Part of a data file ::
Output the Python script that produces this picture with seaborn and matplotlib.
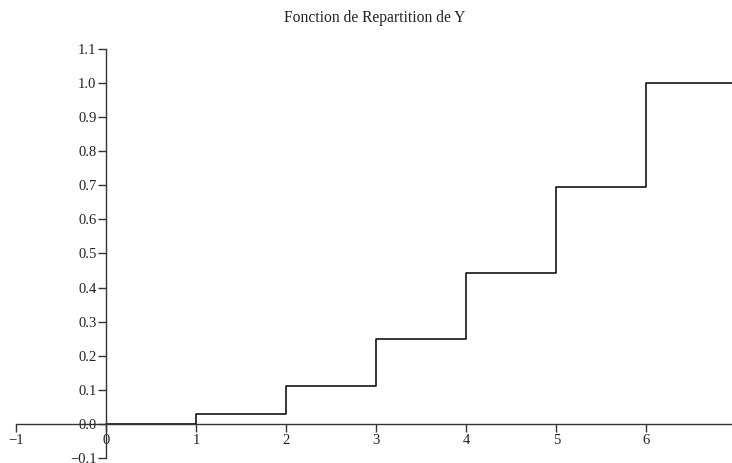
import matplotlib
matplotlib.use("Agg")
import matplotlib.pyplot as plt
import pandas as pd
import seaborn as sns

# CDF of Y
y_values = [0, 1, 2, 3, 4, 5, 6, 7]
cdf_values = [0.0, 0.028, 0.111, 0.25, 0.444, 0.694, 1.0, 1.0]
x_ticks = [-1, 0, 1, 2, 3, 4, 5, 6]
y_ticks = [-0.1, 0.0, 0.1, 0.2, 0.3, 0.4, 0.5, 0.6, 0.7, 0.8, 0.9, 1.0, 1.1]
title = "Fonction de Repartition de Y"

sns.set_theme(style="white")
plt.rcParams["font.family"] = ["Liberation Serif", "DejaVu Serif"]

df = pd.DataFrame({"y": y_values, "F": cdf_values})

fig = plt.figure(figsize=(7.32, 4.63), dpi=100)
ax = fig.add_axes([0.022, 0.011, 0.978, 0.883])

sns.lineplot(data=df, x="y", y="F", drawstyle="steps-post", color="black",
             linewidth=1.1, ax=ax)

ax.set_xlim(-1, 6.95)
ax.set_ylim(-0.1, 1.1)
ax.spines["left"].set_position(("data", 0))
ax.spines["bottom"].set_position(("data", 0))
ax.spines["top"].set_visible(False)
ax.spines["right"].set_visible(False)
for s in ("left", "bottom"):
    ax.spines[s].set_color("#333333")
    ax.spines[s].set_linewidth(1.0)

ax.set_xticks(x_ticks)
ax.set_xticklabels(["\u22121" if t == -1 else str(t) for t in x_ticks])
ax.set_yticks(y_ticks)
ax.set_yticklabels([("\u2212" + f"{abs(t):.1f}") if t < 0 else f"{t:.1f}" for t in y_ticks])
ax.tick_params(axis="both", direction="out", length=6, width=1.0,
               color="#333333", labelsize=10.5, labelcolor="#222222",
               pad=1, bottom=True, left=True)
ax.set_xlabel("")
ax.set_ylabel("")
ax.grid(False)

fig.suptitle(title, fontsize=11.2, x=0.512, y=0.978, color="#222222")

fig.savefig("out.png", dpi=100)
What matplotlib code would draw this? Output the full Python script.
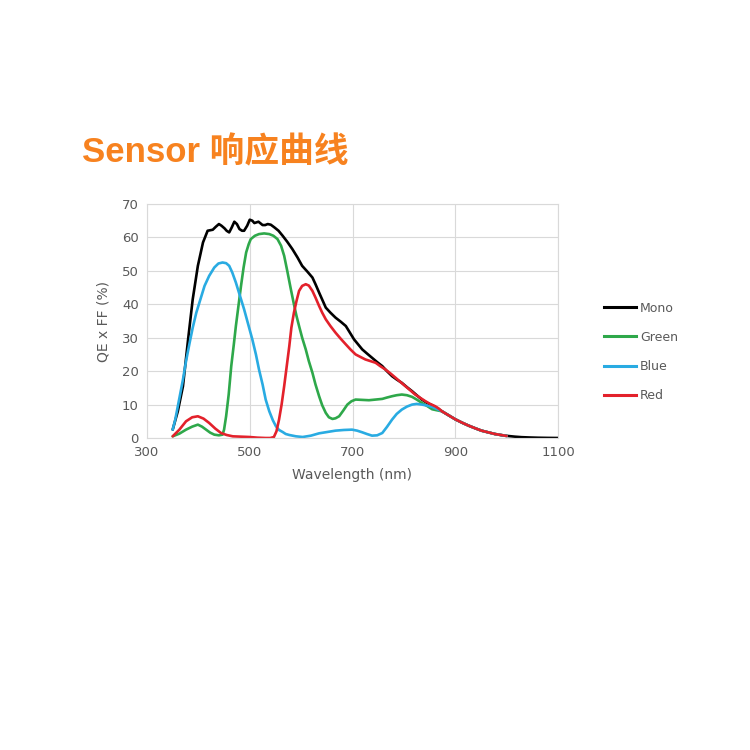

Written request ::
Leave out the pictures and copy everything else in the records word for word.

Output below ::
Output the Python script that produces this picture with seaborn and matplotlib.
import matplotlib
matplotlib.use("Agg")
import matplotlib.pyplot as plt
import pandas as pd
import seaborn as sns

# CDF of Y
y_values = [0, 1, 2, 3, 4, 5, 6, 7]
cdf_values = [0.0, 0.028, 0.111, 0.25, 0.444, 0.694, 1.0, 1.0]
x_ticks = [-1, 0, 1, 2, 3, 4, 5, 6]
y_ticks = [-0.1, 0.0, 0.1, 0.2, 0.3, 0.4, 0.5, 0.6, 0.7, 0.8, 0.9, 1.0, 1.1]
title = "Fonction de Repartition de Y"

sns.set_theme(style="white")
plt.rcParams["font.family"] = ["Liberation Serif", "DejaVu Serif"]

df = pd.DataFrame({"y": y_values, "F": cdf_values})

fig = plt.figure(figsize=(7.32, 4.63), dpi=100)
ax = fig.add_axes([0.022, 0.011, 0.978, 0.883])

sns.lineplot(data=df, x="y", y="F", drawstyle="steps-post", color="black",
             linewidth=1.1, ax=ax)

ax.set_xlim(-1, 6.95)
ax.set_ylim(-0.1, 1.1)
ax.spines["left"].set_position(("data", 0))
ax.spines["bottom"].set_position(("data", 0))
ax.spines["top"].set_visible(False)
ax.spines["right"].set_visible(False)
for s in ("left", "bottom"):
    ax.spines[s].set_color("#333333")
    ax.spines[s].set_linewidth(1.0)

ax.set_xticks(x_ticks)
ax.set_xticklabels(["\u22121" if t == -1 else str(t) for t in x_ticks])
ax.set_yticks(y_ticks)
ax.set_yticklabels([("\u2212" + f"{abs(t):.1f}") if t < 0 else f"{t:.1f}" for t in y_ticks])
ax.tick_params(axis="both", direction="out", length=6, width=1.0,
               color="#333333", labelsize=10.5, labelcolor="#222222",
               pad=1, bottom=True, left=True)
ax.set_xlabel("")
ax.set_ylabel("")
ax.grid(False)

fig.suptitle(title, fontsize=11.2, x=0.512, y=0.978, color="#222222")

fig.savefig("out.png", dpi=100)
What matplotlib code would draw this? Output the full Python script.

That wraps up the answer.